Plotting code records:
▼

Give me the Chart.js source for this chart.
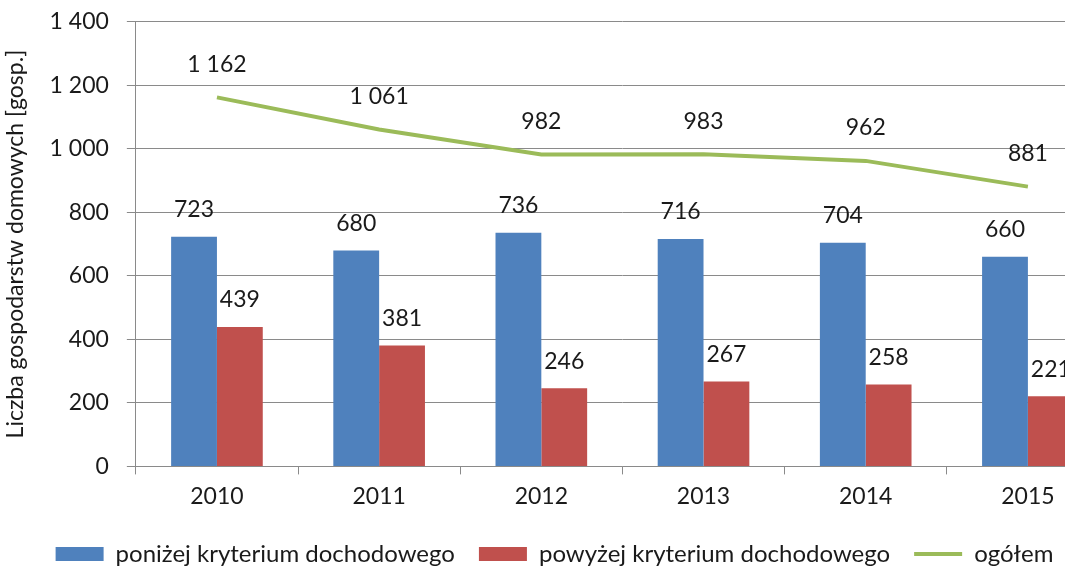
<!DOCTYPE html>
<html lang="pl">
  <head>
    <meta charset="UTF-8" />
    <title>Liczba gospodarstw domowych</title>
    <script src="https://cdn.jsdelivr.net/npm/chart.js"></script>
    <style>
      html, body { margin: 0; padding: 0; background: #fff; overflow: hidden; }
      #wrap { width: 1118px; height: 586px; margin-top: -10px; }
    </style>
  </head>
  <body>
    <div id="wrap"><canvas id="chart"></canvas></div>
    <script>
      // Data
      const years = ["2010", "2011", "2012", "2013", "2014", "2015"];
      const belowCriterion = [723, 680, 736, 716, 704, 660];
      const aboveCriterion = [439, 381, 246, 267, 258, 221];
      const total = [1162, 1061, 982, 983, 962, 881];

      const FONT = "Lato, 'Open Sans', sans-serif";
      const gridColor = "#8a8a8a";
      const textColor = "#1a1a1a";

      // Polish style number: space as thousands separator
      function fmt(v) {
        return String(v).replace(/\B(?=(\d{3})+(?!\d))/g, " ");
      }

      // Draw value labels above bars and line points
      const valueLabels = {
        id: "valueLabels",
        afterDatasetsDraw(chart) {
          const ctx = chart.ctx;
          ctx.save();
          ctx.font = "23px " + FONT;
          ctx.fillStyle = textColor;
          ctx.textAlign = "center";
          ctx.textBaseline = "middle";
          chart.data.datasets.forEach((ds, i) => {
            const meta = chart.getDatasetMeta(i);
            const lift = ds.type === "line" ? 33 : 27;
            meta.data.forEach((el, j) => {
              ctx.fillText(fmt(ds.data[j]), el.x, el.y - lift);
            });
          });
          ctx.restore();
        },
      };

      new Chart(document.getElementById("chart"), {
        type: "bar",
        data: {
          labels: years,
          datasets: [
            {
              label: "poniżej kryterium dochodowego",
              data: belowCriterion,
              backgroundColor: "#4f81bd",
              pointStyle: "rect",
              categoryPercentage: 0.565,
              barPercentage: 1,
            },
            {
              label: "powyżej kryterium dochodowego",
              data: aboveCriterion,
              backgroundColor: "#c0504d",
              pointStyle: "rect",
              categoryPercentage: 0.565,
              barPercentage: 1,
            },
            {
              type: "line",
              label: "ogółem",
              data: total,
              borderColor: "#9bbb59",
              backgroundColor: "#9bbb59",
              borderWidth: 4,
              pointRadius: 0,
              pointStyle: "line",
              tension: 0,
            },
          ],
        },
        options: {
          responsive: true,
          maintainAspectRatio: false,
          animation: false,
          layout: { padding: { top: 0, right: 9, left: 0, bottom: 0 } },
          plugins: {
            tooltip: { enabled: false },
            legend: {
              position: "bottom",
              labels: {
                usePointStyle: true,
                pointStyleWidth: 48,
                boxHeight: 14,
                padding: 24,
                color: textColor,
                font: { family: FONT, size: 24 },
              },
            },
          },
          scales: {
            x: {
              grid: {
                drawOnChartArea: false,
                drawTicks: true,
                tickLength: 8,
                color: gridColor,
              },
              border: { color: gridColor },
              ticks: {
                color: textColor,
                padding: 8,
                font: { family: FONT, size: 23 },
              },
            },
            y: {
              min: 0,
              max: 1400,
              ticks: {
                stepSize: 200,
                color: textColor,
                padding: 18,
                font: { family: FONT, size: 23 },
                callback: (v) => fmt(v),
              },
              grid: { color: gridColor, tickLength: 9 },
              border: { color: gridColor },
              title: {
                display: true,
                text: "Liczba gospodarstw domowych [gosp.]",
                color: textColor,
                padding: 2,
                font: { family: FONT, size: 23 },
              },
            },
          },
        },
        plugins: [valueLabels],
      });
    </script>
  </body>
</html>
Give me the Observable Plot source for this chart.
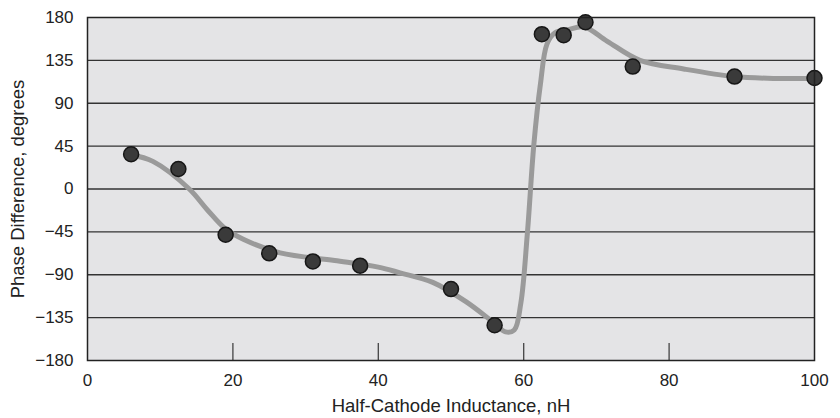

▲

Indicate how many lines of the material contain the string "source", giving the number and nothing more.

2